┌─ Data section

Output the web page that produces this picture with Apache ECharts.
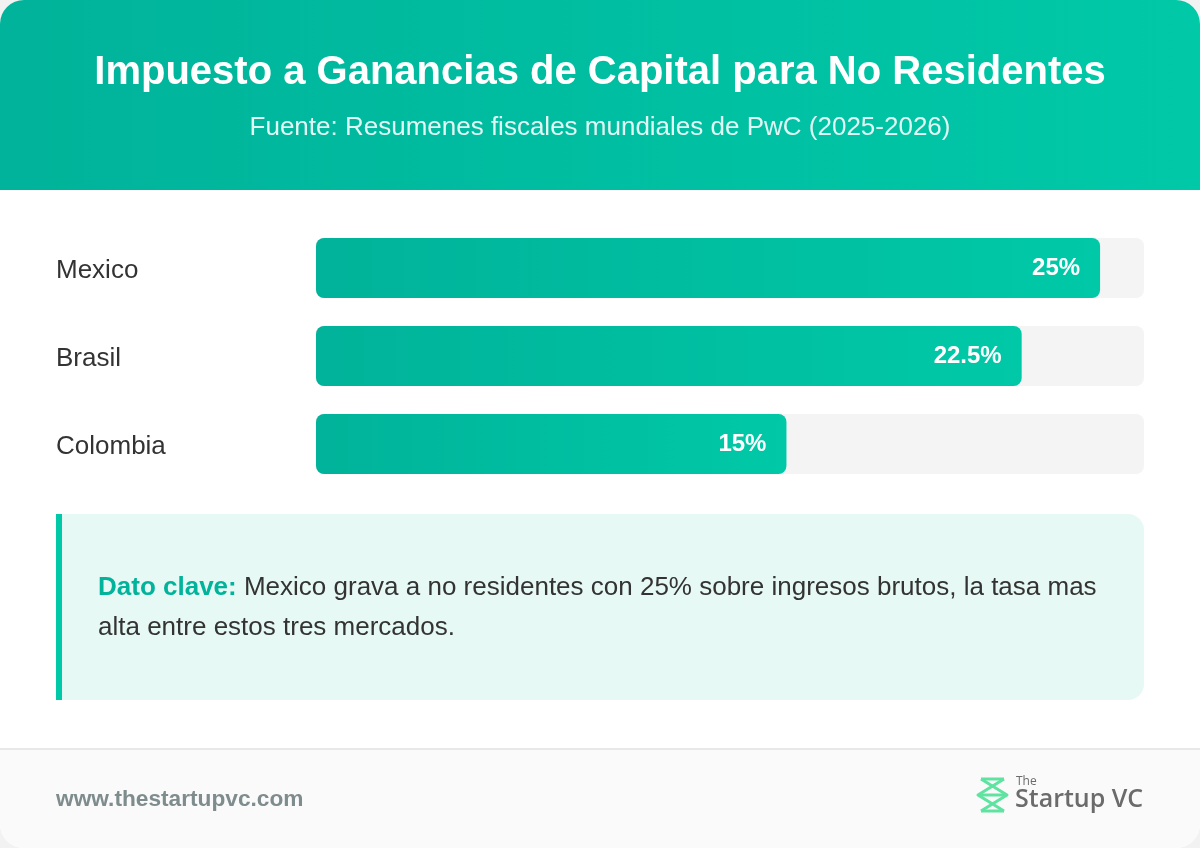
<!DOCTYPE html>
<html>
<head>
<meta charset="utf-8">
<script src="https://cdn.jsdelivr.net/npm/echarts@6/dist/echarts.min.js"></script>
<style>
  html, body { margin: 0; padding: 0; background: #f2f2f2; }
  #chart_container { width: 1200px; height: 848px; }
</style>
</head>
<body>
<div id="chart_container"></div>
<script>
var countries = ['Mexico', 'Brasil', 'Colombia'];
var taxRates = [25, 22.5, 15];
var axisMax = 26.4;

var titleText = 'Impuesto a Ganancias de Capital para No Residentes';
var subtitleText = 'Fuente: Resumenes fiscales mundiales de PwC (2025-2026)';
var keyLabel = 'Dato clave:';
var keyLine1 = ' Mexico grava a no residentes con 25% sobre ingresos brutos, la tasa mas';
var keyLine2 = 'alta entre estos tres mercados.';
var footerUrl = 'www.thestartupvc.com';

var dom = document.getElementById('chart_container');
var myChart = echarts.init(dom);
var font = '"Liberation Sans", Arial, sans-serif';

var barColor = new echarts.graphic.LinearGradient(0, 0, 1, 0, [
    { offset: 0, color: '#00b39a' },
    { offset: 1, color: '#00c9a7' }
]);

option = {
    animation: false,
    textStyle: { fontFamily: font },
    grid: {
        left: 316,
        width: 828,
        top: 224,
        height: 264
    },
    xAxis: {
        type: 'value',
        min: 0,
        max: axisMax,
        show: false,
        splitLine: { show: false }
    },
    yAxis: {
        type: 'category',
        data: countries,
        inverse: true,
        axisLine: { show: false },
        axisTick: { show: false },
        axisLabel: {
            align: 'left',
            margin: 260,
            formatter: function (v) { return '{c|' + v + '}'; },
            rich: {
                c: {
                    color: '#333333',
                    fontSize: 26,
                    fontFamily: font,
                    padding: [6, 0, 0, 0]
                }
            }
        }
    },
    series: [{
        name: 'Tasa',
        type: 'bar',
        data: taxRates,
        barWidth: 60,
        showBackground: true,
        backgroundStyle: {
            color: '#f4f4f4',
            borderRadius: 8
        },
        itemStyle: {
            color: barColor,
            borderRadius: 8
        },
        label: {
            show: true,
            position: 'insideRight',
            distance: 20,
            formatter: function (p) { return p.value + '%'; },
            color: '#ffffff',
            fontSize: 24,
            fontWeight: 'bold',
            fontFamily: font
        },
        z: 3
    }],
    graphic: [
        // card
        { type: 'rect', z: -10, shape: { x: 0, y: 0, width: 1200, height: 848, r: 24 }, style: { fill: '#ffffff' } },
        // header
        {
            type: 'rect', z: -9,
            shape: { x: 0, y: 0, width: 1200, height: 190, r: [24, 24, 0, 0] },
            style: {
                fill: new echarts.graphic.LinearGradient(0, 0, 1, 0, [
                    { offset: 0, color: '#00b39a' },
                    { offset: 1, color: '#00c9a8' }
                ])
            }
        },
        { type: 'text', z: 5, x: 600, y: 73, style: { text: titleText, fill: '#ffffff', font: 'bold 40px ' + font, align: 'center', verticalAlign: 'middle' } },
        { type: 'text', z: 5, x: 600, y: 128, style: { text: subtitleText, fill: 'rgba(255,255,255,0.88)', font: '26px ' + font, align: 'center', verticalAlign: 'middle' } },
        // key box
        { type: 'rect', z: -8, shape: { x: 56, y: 514, width: 1088, height: 186, r: [0, 16, 16, 0] }, style: { fill: '#e6f9f4' } },
        { type: 'rect', z: -7, shape: { x: 56, y: 514, width: 6, height: 186 }, style: { fill: '#00c9a7' } },
        {
            type: 'text', z: 5, x: 98, y: 588,
            style: {
                text: '{k|' + keyLabel + '}{t|' + keyLine1 + '}',
                rich: {
                    k: { fill: '#00b39a', font: 'bold 26px ' + font },
                    t: { fill: '#333333', font: '26px ' + font }
                },
                verticalAlign: 'middle'
            }
        },
        { type: 'text', z: 5, x: 98, y: 628, style: { text: keyLine2, fill: '#333333', font: '26px ' + font, verticalAlign: 'middle' } },
        // footer
        { type: 'rect', z: -8, shape: { x: 0, y: 749, width: 1200, height: 99, r: [0, 0, 24, 24] }, style: { fill: '#fafafa' } },
        { type: 'rect', z: -7, shape: { x: 0, y: 748, width: 1200, height: 2 }, style: { fill: '#e8e8e8' } },
        { type: 'text', z: 5, x: 56, y: 800, style: { text: footerUrl, fill: '#7f8c8d', font: 'bold 22.7px ' + font, verticalAlign: 'middle' } },
        // logo icon
        {
            type: 'group', z: 5,
            children: [
                { type: 'polyline', shape: { points: [[981, 779], [1004, 779]] }, style: { stroke: '#5ee3a1', lineWidth: 3 } },
                { type: 'polyline', shape: { points: [[981, 779], [1007, 795], [981, 811]] }, style: { stroke: '#5ee3a1', lineWidth: 3, lineJoin: 'round' } },
                { type: 'polyline', shape: { points: [[1004, 779], [978, 795], [1004, 811]] }, style: { stroke: '#5ee3a1', lineWidth: 3, lineJoin: 'round' } },
                { type: 'polyline', shape: { points: [[980, 795], [1005, 795]] }, style: { stroke: '#5ee3a1', lineWidth: 3 } },
                { type: 'polyline', shape: { points: [[981, 811], [1004, 811]] }, style: { stroke: '#5ee3a1', lineWidth: 3 } }
            ]
        },
        { type: 'text', z: 5, x: 1016, y: 782, style: { text: 'The', fill: '#6b6b6b', font: '12px "Open Sans", sans-serif', verticalAlign: 'middle' } },
        { type: 'text', z: 5, x: 1015, y: 800, style: { text: 'Startup VC', fill: '#6b6b6b', font: '600 25px "Open Sans", sans-serif', verticalAlign: 'middle' } }
    ]
};

if (option && typeof option === "object") {
    myChart.setOption(option, true);
}
</script>
</body>
</html>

└─

Restate the data word for word from its first line through the line with "var axisMax = 26.4;", leaving out any picture along the way.

Worked solution:
Output the web page that produces this picture with Apache ECharts.
<!DOCTYPE html>
<html>
<head>
<meta charset="utf-8">
<script src="https://cdn.jsdelivr.net/npm/echarts@6/dist/echarts.min.js"></script>
<style>
  html, body { margin: 0; padding: 0; background: #f2f2f2; }
  #chart_container { width: 1200px; height: 848px; }
</style>
</head>
<body>
<div id="chart_container"></div>
<script>
var countries = ['Mexico', 'Brasil', 'Colombia'];
var taxRates = [25, 22.5, 15];
var axisMax = 26.4;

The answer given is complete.